Elles et ils sont bagagistes, agents de sécurité, de propreté ou bien encore de sûreté et, malgré la diversité de leur métier, convergent vers de mêmes revendications. Conditions de travail pénibles, manque de reconnaissance, maigre salaire… leur quotidien se ressemble, leurs « fins de mois sont très compliquées, confie Nordine Kebbache. Et ce ne sont pas les fausses mesures pour le pouvoir d’achat du RN qui vont arranger les choses ».

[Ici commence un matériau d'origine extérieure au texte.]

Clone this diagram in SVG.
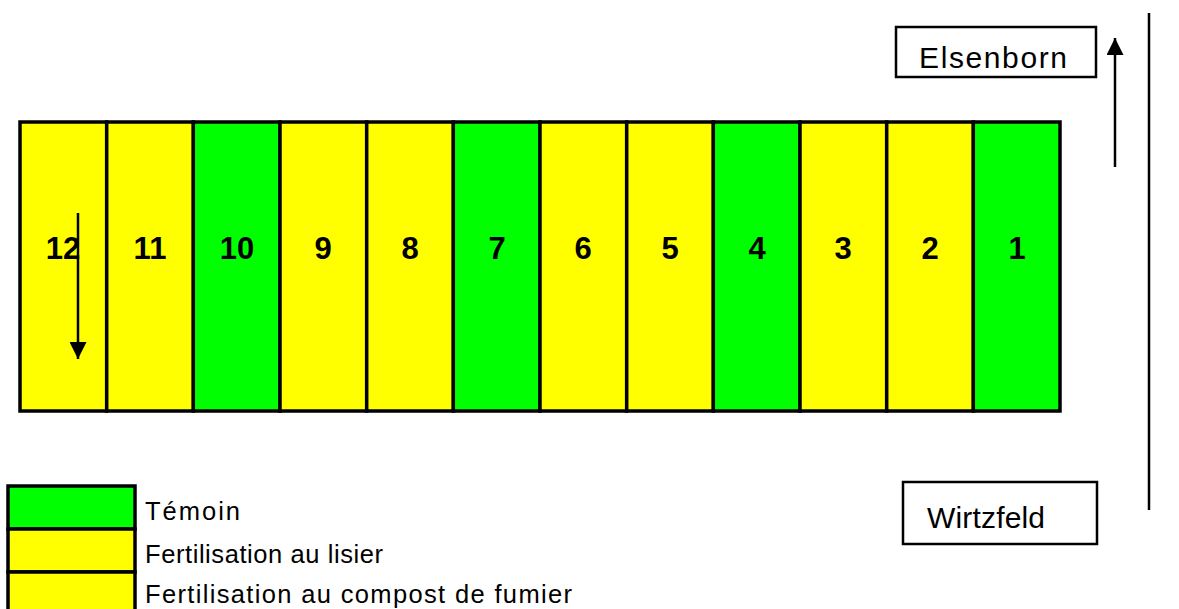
<svg xmlns="http://www.w3.org/2000/svg" width="1179" height="609" viewBox="0 0 1179 609">
<defs>
<style>
.y{fill:#ffff00;stroke:#000;stroke-width:3.5}
.g{fill:#00ff00;stroke:#000;stroke-width:3.5}
.n{font-family:"Liberation Sans",Arial,sans-serif;font-weight:bold;font-size:31px;text-anchor:middle;fill:#000}
.t{font-family:"Liberation Sans",Arial,sans-serif;font-size:25.5px;fill:#000}
.b{font-family:"Liberation Sans",Arial,sans-serif;font-size:30px;fill:#000}
.box{fill:#fff;stroke:#000;stroke-width:2.5}
.ln{stroke:#000;stroke-width:2.5;fill:none}
</style>
<marker id="ah" viewBox="0 0 17 17" refX="17" refY="8.5" markerWidth="17" markerHeight="17" orient="auto" markerUnits="userSpaceOnUse">
<path d="M0,0 L17,8.5 L0,17 z" fill="#000"/>
</marker>
</defs>
<rect width="1179" height="609" fill="#fff"/>
<g id="plots">
<g id="p12"><rect class="y" x="20" y="122" width="86.7" height="289"/><text class="n" x="63" y="259">12</text></g>
<g id="p11"><rect class="y" x="106.7" y="122" width="86.7" height="289"/><text class="n" x="150" y="259">11</text></g>
<g id="p10"><rect class="g" x="193.3" y="122" width="86.7" height="289"/><text class="n" x="237" y="259">10</text></g>
<g id="p9"><rect class="y" x="280" y="122" width="86.7" height="289"/><text class="n" x="323" y="259">9</text></g>
<g id="p8"><rect class="y" x="366.7" y="122" width="86.7" height="289"/><text class="n" x="410" y="259">8</text></g>
<g id="p7"><rect class="g" x="453.3" y="122" width="86.7" height="289"/><text class="n" x="497" y="259">7</text></g>
<g id="p6"><rect class="y" x="540" y="122" width="86.7" height="289"/><text class="n" x="583" y="259">6</text></g>
<g id="p5"><rect class="y" x="626.7" y="122" width="86.7" height="289"/><text class="n" x="670" y="259">5</text></g>
<g id="p4"><rect class="g" x="713.3" y="122" width="86.7" height="289"/><text class="n" x="757" y="259">4</text></g>
<g id="p3"><rect class="y" x="800" y="122" width="86.7" height="289"/><text class="n" x="843" y="259">3</text></g>
<g id="p2"><rect class="y" x="886.7" y="122" width="86.7" height="289"/><text class="n" x="930" y="259">2</text></g>
<g id="p1"><rect class="g" x="973.3" y="122" width="86.7" height="289"/><text class="n" x="1017" y="259">1</text></g>
</g>
<g id="elsenborn"><rect class="box" x="896" y="27" width="200" height="50"/><text class="b" x="919" y="68" textLength="148" lengthAdjust="spacing">Elsenborn</text></g>
<g id="wirtzfeld"><rect class="box" x="903" y="482" width="194" height="62"/><text class="b" x="927" y="528" textLength="118" lengthAdjust="spacing">Wirtzfeld</text></g>
<g id="legend">
<rect class="g" x="8" y="486" width="127" height="43"/>
<rect class="y" x="8" y="529" width="127" height="43"/>
<rect class="y" x="8" y="572" width="127" height="44"/>
<text class="t" x="145" y="520" textLength="95" lengthAdjust="spacing">Témoin</text>
<text class="t" x="145" y="563" textLength="238" lengthAdjust="spacing">Fertilisation au lisier</text>
<text class="t" x="145" y="603" textLength="427" lengthAdjust="spacing">Fertilisation au compost de fumier</text>
</g>
<g id="connectors">
<line class="ln" x1="78" y1="213" x2="78" y2="359" marker-end="url(#ah)"/>
<line class="ln" x1="1115" y1="167" x2="1115" y2="38" marker-end="url(#ah)"/>
<line class="ln" x1="1149" y1="13" x2="1149" y2="510"/>
</g>
</svg>
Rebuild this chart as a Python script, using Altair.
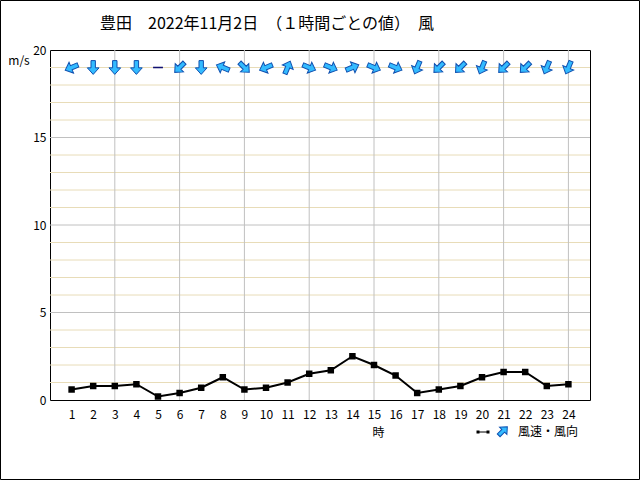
import altair as alt
import pandas as pd

# ---- data ----
hours = list(range(1, 25))
speed = [0.6, 0.8, 0.8, 0.9, 0.2, 0.4, 0.7, 1.3, 0.6, 0.7, 1.0, 1.5,
         1.7, 2.5, 2.0, 1.4, 0.4, 0.6, 0.8, 1.3, 1.6, 1.6, 0.8, 0.9]
direction = ["ENE", "N", "N", "N", "CALM", "NE", "N", "ESE", "NW", "ENE", "SSW", "WNW",
             "WNW", "WSW", "WNW", "WNW", "NNE", "NE", "NE", "NNE", "NE", "NE", "NNE", "NNE"]
x_ticks = list(range(1, 25))
y_ticks = [0, 5, 10, 15, 20]
minor_y = [v for v in range(1, 20) if v % 5 != 0]
major_y = [5, 10, 15]
major_x = [3, 6, 9, 12, 15, 18, 21, 24]
arrow_row = 19

title_text = "豊田　2022年11月2日　（１時間ごとの値）　風"

compass = {"N": 0, "NNE": 22.5, "NE": 45, "ENE": 67.5, "E": 90, "ESE": 112.5,
           "SE": 135, "SSE": 157.5, "S": 180, "SSW": 202.5, "SW": 225,
           "WSW": 247.5, "W": 270, "WNW": 292.5, "NW": 315, "NNW": 337.5}

FONT = "Noto Sans CJK JP"

df = pd.DataFrame({"hour": hours, "speed": speed, "dir": direction})
df["row"] = arrow_row
wind = df[df["dir"] != "CALM"].copy()
wind["rot"] = [(compass[d] + 180) % 360 for d in wind["dir"]]
calm = df[df["dir"] == "CALM"].copy()

xs = alt.Scale(domain=[0, 25], nice=False, zero=False)
ys = alt.Scale(domain=[0, 20], nice=False)

x_axis = alt.Axis(values=x_ticks, title="時", titleX=328, titleY=32,
                  titleBaseline="middle", titleAlign="center",
                  titleFont=FONT, titleFontSize=12, titleFontWeight="normal",
                  titleColor="black",
                  labelFont=FONT, labelFontSize=12, labelColor="black",
                  labelPadding=9, ticks=False, domain=False, grid=False)
y_axis = alt.Axis(values=y_ticks, title=None, labelFont=FONT, labelFontSize=12,
                  labelColor="black", labelPadding=4, ticks=False,
                  domain=False, grid=False)

X = lambda f: alt.X(f, scale=xs, axis=x_axis)
Y = lambda f: alt.Y(f, scale=ys, axis=y_axis)

ARROW = "M0,-1 L0.85,-0.05 L0.32,-0.05 L0.32,1 L-0.32,1 L-0.32,-0.05 L-0.85,-0.05 Z"
DASH = "M-0.9,-0.14 L0.9,-0.14 L0.9,0.14 L-0.9,0.14 Z"

base = alt.Chart(df)

minor = alt.Chart(pd.DataFrame({"v": minor_y})).mark_rule(
    color="#e8dcb8", strokeWidth=1).encode(y=Y("v:Q"))
major_h = alt.Chart(pd.DataFrame({"v": major_y})).mark_rule(
    color="#c0c0c0", strokeWidth=1).encode(y=Y("v:Q"))
major_v = alt.Chart(pd.DataFrame({"h": major_x})).mark_rule(
    color="#c0c0c0", strokeWidth=1).encode(x=X("h:Q"))

line = base.mark_line(color="black", strokeWidth=2).encode(
    x=X("hour:Q"), y=Y("speed:Q"))
points = base.mark_square(color="black", size=42, opacity=1).encode(
    x=X("hour:Q"), y=Y("speed:Q"))

arrows = alt.Chart(wind).mark_point(
    shape=ARROW, size=190, filled=True, fill="#33bbff", stroke="#1050b0",
    strokeWidth=1, opacity=1).encode(
    x=X("hour:Q"), y=Y("row:Q"),
    angle=alt.Angle("rot:Q", scale=None))
calm_marks = alt.Chart(calm).mark_point(
    shape=DASH, size=120, filled=True, fill="#101070", strokeWidth=0, opacity=1).encode(
    x=X("hour:Q"), y=Y("row:Q"))

one = pd.DataFrame({"a": [0]})
title = alt.Chart(one).mark_text(
    text=title_text, font=FONT, fontSize=16, align="left", baseline="middle",
    color="black").encode(x=alt.value(50), y=alt.value(-26))
unit = alt.Chart(one).mark_text(
    text="m/s", font=FONT, fontSize=12, align="center", baseline="middle",
    color="black").encode(x=alt.value(-31), y=alt.value(11))
leg_line = alt.Chart(one).mark_rule(color="black", strokeWidth=1).encode(
    x=alt.value(428), x2=alt.value(438), y=alt.value(382))
leg_dots = alt.Chart(pd.DataFrame({"px": [428, 438]})).mark_square(
    color="black", size=9, opacity=1).encode(
    x=alt.X("px:Q", scale=None), y=alt.value(382))
leg_arrow = alt.Chart(one).mark_point(
    shape=ARROW, size=150, filled=True, fill="#33bbff", stroke="#1050b0",
    strokeWidth=1, opacity=1, angle=45).encode(x=alt.value(453), y=alt.value(381))
leg_text = alt.Chart(one).mark_text(
    text="風速・風向", font=FONT, fontSize=12, align="left", baseline="middle",
    color="black").encode(x=alt.value(468), y=alt.value(382))
frame = alt.Chart(one).mark_rect(
    fillOpacity=0, stroke="black", strokeWidth=1).encode(
    x=alt.value(-49.5), x2=alt.value(589.5), y=alt.value(-49.5), y2=alt.value(429.5))

chart = alt.layer(
    minor, major_h, major_v, line, points, arrows, calm_marks,
    title, unit, leg_line, leg_dots, leg_arrow, leg_text, frame
).properties(
    width=540, height=350,
    autosize=alt.AutoSizeParams(type="none"),
    padding={"left": 50, "top": 50, "right": 50, "bottom": 80},
    background="white",
).configure_view(stroke="black", strokeWidth=1)

chart.save("out.html", embed_options={"renderer": "svg", "actions": False})
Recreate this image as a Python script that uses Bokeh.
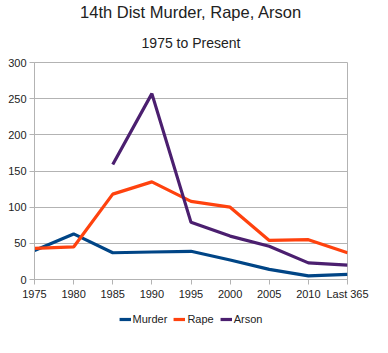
import math
from bokeh.plotting import figure
from bokeh.layouts import column
from bokeh.models import Title, Legend, LegendItem, FixedTicker, Range1d
from bokeh.embed import file_html
from bokeh.resources import INLINE

categories = ["1975", "1980", "1985", "1990", "1995", "2000", "2005", "2010", "Last 365"]
murder = [40, 63, 37, 38, 39, 27, 14, 5, 7]
rape = [43, 45, 118, 135, 108, 100, 54, 55, 37]
arson = [None, None, 159, 257, 79, 60, 46, 23, 20]
y_ticks = [0, 50, 100, 150, 200, 250, 300]
series_names = ["Murder", "Rape", "Arson"]
series_colors = ["#004586", "#ff420e", "#4b1f6f"]

xs = list(range(len(categories)))
arson_f = [float("nan") if v is None else v for v in arson]
series = [murder, rape, arson_f]

FONT = "Liberation Sans"
GRID = "#b3b3b3"
TXT = "#222222"

p = figure(width=388, height=308, output_backend="svg", toolbar_location=None,
           x_range=Range1d(0, len(categories) - 1), y_range=Range1d(0, 300),
           min_border_left=34, min_border_right=41, min_border_top=62, min_border_bottom=29,
           title_location=None)

p.add_layout(Title(text="1975 to Present", align="center", text_font=FONT,
                   text_font_size="14px", text_font_style="normal", text_color=TXT,
                   standoff=24, offset=0), "above")
p.add_layout(Title(text="14th Dist Murder, Rape, Arson", align="center", text_font=FONT,
                   text_font_size="16.5px", text_font_style="normal", text_color=TXT,
                   standoff=0, offset=0), "above")

for vals, col in zip(series, series_colors):
    p.line(xs, vals, line_color=col, line_width=3.2)

p.xaxis.ticker = FixedTicker(ticks=xs)
p.xaxis.major_label_overrides = {i: c for i, c in enumerate(categories)}
p.yaxis.ticker = FixedTicker(ticks=y_ticks)

for ax in (p.xaxis[0], p.yaxis[0]):
    ax.axis_line_color = GRID
    ax.major_tick_line_color = GRID
    ax.major_tick_out = 5
    ax.major_tick_in = 0
    ax.minor_tick_line_color = None
    ax.major_label_text_font = FONT
    ax.major_label_text_font_size = "11px"
    ax.major_label_text_color = TXT
    ax.major_label_standoff = 3

p.xgrid.grid_line_color = None
p.ygrid.grid_line_color = GRID
p.outline_line_color = GRID

# legend strip: same series drawn out of view, only the legend shows
lg = figure(width=388, height=45, output_backend="svg", toolbar_location=None,
            x_range=Range1d(0, len(categories) - 1), y_range=Range1d(1000, 1001),
            x_axis_location=None, y_axis_location=None,
            min_border_left=0, min_border_right=9, min_border_top=4, min_border_bottom=0,
            title_location=None)
lg.grid.grid_line_color = None
lg.outline_line_color = None
items = []
for name, vals, col in zip(series_names, series, series_colors):
    r = lg.line(xs, vals, line_color=col, line_width=3.2)
    items.append(LegendItem(label=name, renderers=[r]))

legend = Legend(items=items, orientation="horizontal", location="top_center",
                label_text_font=FONT, label_text_font_size="11px", label_text_color=TXT,
                glyph_width=12, glyph_height=12, label_height=14, label_standoff=2, spacing=6,
                padding=4, margin=0, border_line_color=None, background_fill_alpha=0)
lg.add_layout(legend, "center")

layout = column(p, lg, spacing=0)
open("out.html", "w").write(file_html(layout, INLINE))
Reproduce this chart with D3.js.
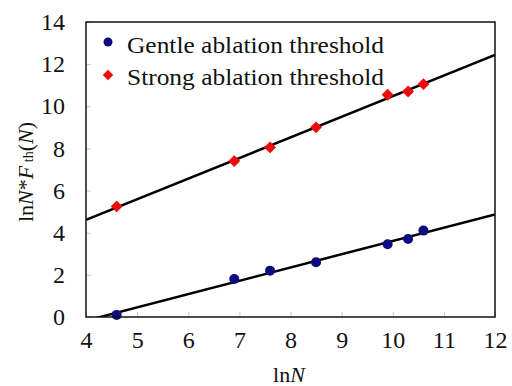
<!DOCTYPE html>
<html>
<head>
<meta charset="utf-8">
<script src="https://cdn.jsdelivr.net/npm/d3@7"></script>
<style>
  body { margin: 0; background: #fff; }
</style>
</head>
<body>
<div id="chart"></div>
<script>
// data
var lnN = [4.6, 6.9, 7.6, 8.5, 9.9, 10.3, 10.6];
var gentle = [0.1, 1.8, 2.2, 2.6, 3.45, 3.7, 4.1];
var strong = [5.25, 7.4, 8.05, 9.0, 10.55, 10.7, 11.05];
var xTicks = [4, 5, 6, 7, 8, 9, 10, 11, 12];
var yTicks = [0, 2, 4, 6, 8, 10, 12, 14];
var seriesNames = ["Gentle ablation threshold", "Strong ablation threshold"];

var width = 512, height = 386;
var margin = {top: 22, right: 17, bottom: 69, left: 86};
var serif = "'Liberation Serif', 'Times New Roman', Times, serif";

var svg = d3.select("#chart").append("svg")
  .attr("width", width)
  .attr("height", height)
  .attr("font-family", serif);

var x = d3.scaleLinear().domain([4, 12]).range([margin.left, width - margin.right]);
var y = d3.scaleLinear().domain([0, 14]).range([height - margin.bottom, margin.top]);

// least squares fit, like the trendline in the original
function fit(xs, ys) {
  var mx = d3.mean(xs), my = d3.mean(ys);
  var sxy = d3.sum(xs, (d, i) => (d - mx) * (ys[i] - my));
  var sxx = d3.sum(xs, d => (d - mx) * (d - mx));
  var b = sxy / sxx;
  return {slope: b, icpt: my - b * mx};
}

// axes with inside ticks
var xAxis = d3.axisBottom(x).tickValues(xTicks).tickSizeInner(-5).tickSizeOuter(0).tickPadding(14);
var yAxis = d3.axisLeft(y).tickValues(yTicks).tickSizeInner(-5).tickSizeOuter(0).tickPadding(21);

var gx = svg.append("g")
  .attr("transform", "translate(0," + (height - margin.bottom) + ")")
  .call(xAxis);
var gy = svg.append("g")
  .attr("transform", "translate(" + margin.left + ",0)")
  .call(yAxis);

[gx, gy].forEach(g => {
  g.attr("font-family", serif).attr("font-size", 24);
  g.select(".domain").remove();
  g.selectAll(".tick line").attr("stroke", "#c8c8c8").attr("stroke-width", 1);
  g.selectAll(".tick text").attr("fill", "#111");
});

// clip region for trendlines
svg.append("clipPath").attr("id", "plotclip")
  .append("rect")
  .attr("x", margin.left).attr("y", margin.top)
  .attr("width", width - margin.left - margin.right)
  .attr("height", height - margin.top - margin.bottom);

var line = d3.line().x(d => x(d[0])).y(d => y(d[1]));

[gentle, strong].forEach(ys => {
  var f = fit(lnN, ys);
  var pts = [4, 12].map(v => [v, f.icpt + f.slope * v]);
  svg.append("path")
    .datum(pts)
    .attr("clip-path", "url(#plotclip)")
    .attr("d", line)
    .attr("fill", "none")
    .attr("stroke", "#000")
    .attr("stroke-width", 2.5);
});

// points
svg.selectAll("circle.gentle")
  .data(lnN.map((v, i) => [v, gentle[i]]))
  .enter()
  .append("circle")
  .attr("class", "gentle")
  .attr("cx", d => x(d[0]))
  .attr("cy", d => y(d[1]))
  .attr("r", 5)
  .attr("fill", "#0c0c80");

var diamond = d3.symbol().type(d3.symbolDiamond2).size(90);
svg.selectAll("path.strong")
  .data(lnN.map((v, i) => [v, strong[i]]))
  .enter()
  .append("path")
  .attr("class", "strong")
  .attr("d", diamond)
  .attr("transform", d => "translate(" + x(d[0]) + "," + y(d[1]) + ")")
  .attr("fill", "#f00a0a");

// frame
svg.append("rect")
  .attr("x", margin.left).attr("y", margin.top)
  .attr("width", width - margin.left - margin.right)
  .attr("height", height - margin.top - margin.bottom)
  .attr("fill", "none")
  .attr("stroke", "#111")
  .attr("stroke-width", 1.5);

// legend
var legend = svg.append("g");
legend.append("circle")
  .attr("cx", 108).attr("cy", 42).attr("r", 4.5)
  .attr("fill", "#0c0c80");
legend.append("path")
  .attr("d", d3.symbol().type(d3.symbolDiamond2).size(70))
  .attr("transform", "translate(108,75)")
  .attr("fill", "#f00a0a");
legend.selectAll("text")
  .data(seriesNames)
  .enter()
  .append("text")
  .attr("x", 127)
  .attr("y", (d, i) => 53 + i * 32)
  .attr("font-size", 22.5)
  .attr("textLength", 257)
  .attr("lengthAdjust", "spacingAndGlyphs")
  .attr("fill", "#111")
  .text(d => d);

// axis titles
var xt = svg.append("text")
  .attr("x", 289).attr("y", 382)
  .attr("text-anchor", "middle")
  .attr("font-size", 22)
  .attr("fill", "#111");
xt.append("tspan").text("ln");
xt.append("tspan").style("font-style", "italic").text("N");

var yt = svg.append("text")
  .attr("transform", "translate(33,172) rotate(-90)")
  .attr("text-anchor", "middle")
  .attr("font-size", 22)
  .attr("fill", "#111");
yt.append("tspan").text("ln");
yt.append("tspan").style("font-style", "italic").text("N");
yt.append("tspan").text("*");
yt.append("tspan").style("font-style", "italic").text("F");
yt.append("tspan").attr("font-size", 14).text(" th");
yt.append("tspan").text("(");
yt.append("tspan").style("font-style", "italic").text("N");
yt.append("tspan").text(")");
</script>
</body>
</html>
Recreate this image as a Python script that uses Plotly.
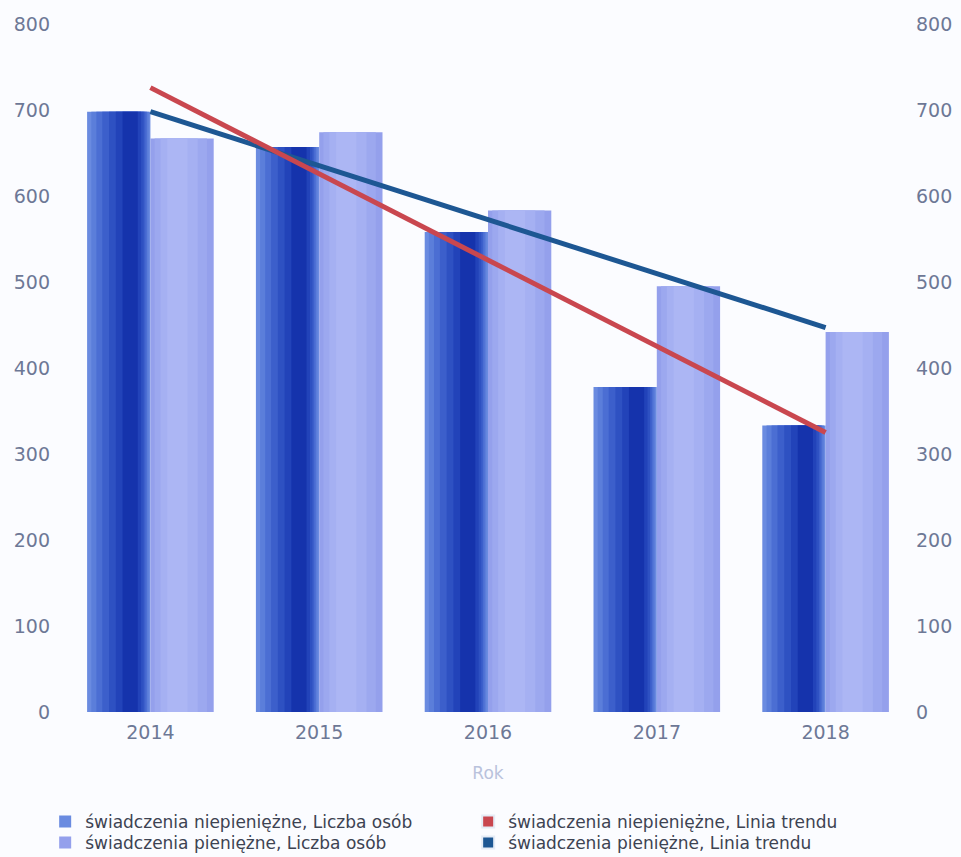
import plotly.graph_objects as go

years = ["2014", "2015", "2016", "2017", "2018"]
niepieniezne = [698, 657, 558, 378, 333]
pieniezne = [667, 674, 583, 495, 442]
trend_years = ["2014", "2018"]
trend_niepieniezne = [726, 325]
trend_pieniezne = [698, 447]
y_ticks = [0, 100, 200, 300, 400, 500, 600, 700, 800]

name_dark = "świadczenia niepieniężne, Liczba osób"
name_light = "świadczenia pieniężne, Liczba osób"
name_red = "świadczenia niepieniężne, Linia trendu"
name_blue = "świadczenia pieniężne, Linia trendu"

RED = "#c9474f"
BLUE_LINE = "#1d5793"
FONT = "DejaVu Sans, Open Sans, Arial, sans-serif"

fig = go.Figure()

# dark bars: gradient layers (offset, width, color)
dark_layers = [
    (-0.375, 0.375, "#6a8be0"),
    (-0.35, 0.34, "#5b7eda"),
    (-0.32, 0.30, "#4b6ed3"),
    (-0.285, 0.255, "#3c5fcb"),
    (-0.245, 0.205, "#2e51c2"),
    (-0.205, 0.15, "#2243b9"),
    (-0.165, 0.09, "#1533ac"),
]
for i, (off, w, c) in enumerate(dark_layers):
    fig.add_trace(go.Bar(
        x=years, y=niepieniezne, offset=off, width=w,
        marker=dict(color=c, line=dict(width=0)),
        name=name_dark, showlegend=(i == 0), legend="legend",
        hoverinfo="skip" if i else None,
    ))

light_layers = [
    (0.0, 0.375, "#94a0ec"),
    (0.025, 0.31, "#9ca8ef"),
    (0.06, 0.22, "#a5b0f2"),
    (0.10, 0.12, "#acb6f4"),
]
for i, (off, w, c) in enumerate(light_layers):
    fig.add_trace(go.Bar(
        x=years, y=pieniezne, offset=off, width=w,
        marker=dict(color=c, line=dict(width=0)),
        name=name_light, showlegend=(i == 0), legend="legend2",
        hoverinfo="skip" if i else None,
    ))

# legend-only square markers for trend lines
fig.add_trace(go.Bar(x=years, y=[None] * len(years), name=name_red,
                     marker=dict(color=RED), legend="legend"))
fig.add_trace(go.Bar(x=years, y=[None] * len(years), name=name_blue,
                     marker=dict(color=BLUE_LINE), legend="legend2"))

fig.add_trace(go.Scatter(x=trend_years, y=trend_pieniezne, mode="lines",
                         line=dict(color=BLUE_LINE, width=5), yaxis="y2",
                         showlegend=False, name=name_blue))
fig.add_trace(go.Scatter(x=trend_years, y=trend_niepieniezne, mode="lines",
                         line=dict(color=RED, width=5), yaxis="y2",
                         showlegend=False, name=name_red))

tickfont = dict(family=FONT, size=19, color="#6d7896")
legend_common = dict(orientation="h", xref="container", yref="container",
                     x=0.047, xanchor="left", yanchor="middle",
                     entrywidth=378, entrywidthmode="pixels", traceorder="normal",
                     font=dict(family=FONT, size=17, color="#3d4352"),
                     bgcolor="rgba(0,0,0,0)", itemsizing="constant")

fig.update_layout(
    width=961, height=857,
    margin=dict(l=66, r=51, t=24, b=145, autoexpand=False),
    paper_bgcolor="#fbfcff", plot_bgcolor="#fbfcff",
    barmode="overlay",
    font=dict(family=FONT),
    xaxis=dict(type="category", categoryorder="array", categoryarray=years,
               showgrid=False, zeroline=False, showline=False, ticks="",
               tickfont=tickfont, automargin=False, ticklabelstandoff=7,
               title=dict(text="Rok", font=dict(family=FONT, size=17, color="#b9c2dc"), standoff=25)),
    yaxis=dict(range=[0, 800], tickvals=y_ticks, showgrid=False, zeroline=False,
               showline=False, ticks="", tickfont=tickfont, ticklabelstandoff=15,
               automargin=False),
    yaxis2=dict(range=[0, 800], tickvals=y_ticks, overlaying="y", side="right",
                showgrid=False, zeroline=False, showline=False, ticks="",
                tickfont=tickfont, ticklabelstandoff=5, automargin=False),
    legend=dict(legend_common, y=1 - 822 / 857),
    legend2=dict(legend_common, y=1 - 843 / 857),
    showlegend=True,
)

fig.write_html("out.html", post_script="document.body.style.margin='0';",
               config={"displayModeBar": False})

À titre d’exemple, un poste d’agent de sûreté est rémunéré à hauteur du Smic en tant que débutant, explique Nadia, l’une des personnes qui inspectent les bagages des passagers pour la société Seris Security. Cette déléguée syndicale de l’Unsa redoute la politique anti-immigration de l’extrême droite et ses conséquences sur la profession : « Qui va occuper ces postes physiques et pénibles si les personnes issues de l’immigration sont poussées vers la sortie ? Ce sont des travailleurs essentiels à notre vie économique ! »
À ce sujet, les intentions du RN sont claires, « ce ne sont pas des prospections mais il s’agit d’un projet concret et dangereux », déplore Tayeb Khouira, porte-parole national du syndicat SUD aérien. Une proposition de loi constitutionnelle déposée par Marine Le Pen en janvier 2024 inclut la « priorité nationale » dans l’accès à l’emploi, excluant les travailleurs étrangers mais aussi les binationaux. Cette hécatombe économique et sociale « vise à diviser et à créer deux catégories de citoyens, dont l’une d’entre elles sera privée d’emploi », selon le porte-parole du syndicat.
La répression anti-syndicale accentuée
Au-delà des frontières de l’aéroport de Roissy, d’autres travailleurs du département de Seine-Saint-Denis sont venus constituer un front commun contre la menace que présente la politique du RN sur leurs emplois. Henda, institutrice de SUD éducation 93 et militante pour Révolution permanente, s’inquiète pour ses élèves, dont certains sont concernés par la loi immigration. « Nous voyons malheureusement les conséquences de cette idéologie réactionnaire à Mayotte, avec des rafles d’élèves organisées devant les lycées », affirme-t-elle, les sourcils froncés par l’appréhension.
Adel Zorgui, cégétiste à MA France, sous-traitant de Stellantis placé en liquidation judiciaire, craint, lui, « une perte de tous nos acquis sociaux ». Le rétropédalage de Jordan Bardella sur l’abrogation de la réforme des retraites est symptomatique d’un parti dont l’engagement social n’est qu’un « leurre », selon Tayeb Khouira. Après s’être clairement opposé à cette dernière en 2023, le président du Rassemblement national avait lancé un « Nous verrons ! » peu convaincant au micro de RTL, lundi 11 juin.
Avant de se rétracter, à l’annonce de sa feuille de route au Parisien, ce mardi 18 juin, il fait mention d’une abrogation « à partir de l’automne ». Un jour, oui, un jour, non. « Ce n’est qu’une stratégie pour obtenir plus de votes, mais ils ne le feront jamais ! » dénonce Nordine Kebbache, l’air déterminé et le pas rapide.
Dans le cortège, d’autres syndicalistes élèvent leur voix pour chanter leur désaccord face à cette politique. En toile de fond, leur propre activité est menacée. La répression anti-syndicale dont ils sont victimes, fustigée notamment par Sophie Binet, « a déjà explosé sous Macron et ne pourrait que s’accentuer avec un gouvernement d’extrême droite », expose Tayeb Khouira. À Roissy, la lutte n’est pas que sociale et politique, elle s’est aussi muée en combat pour la survie de l’outil syndical.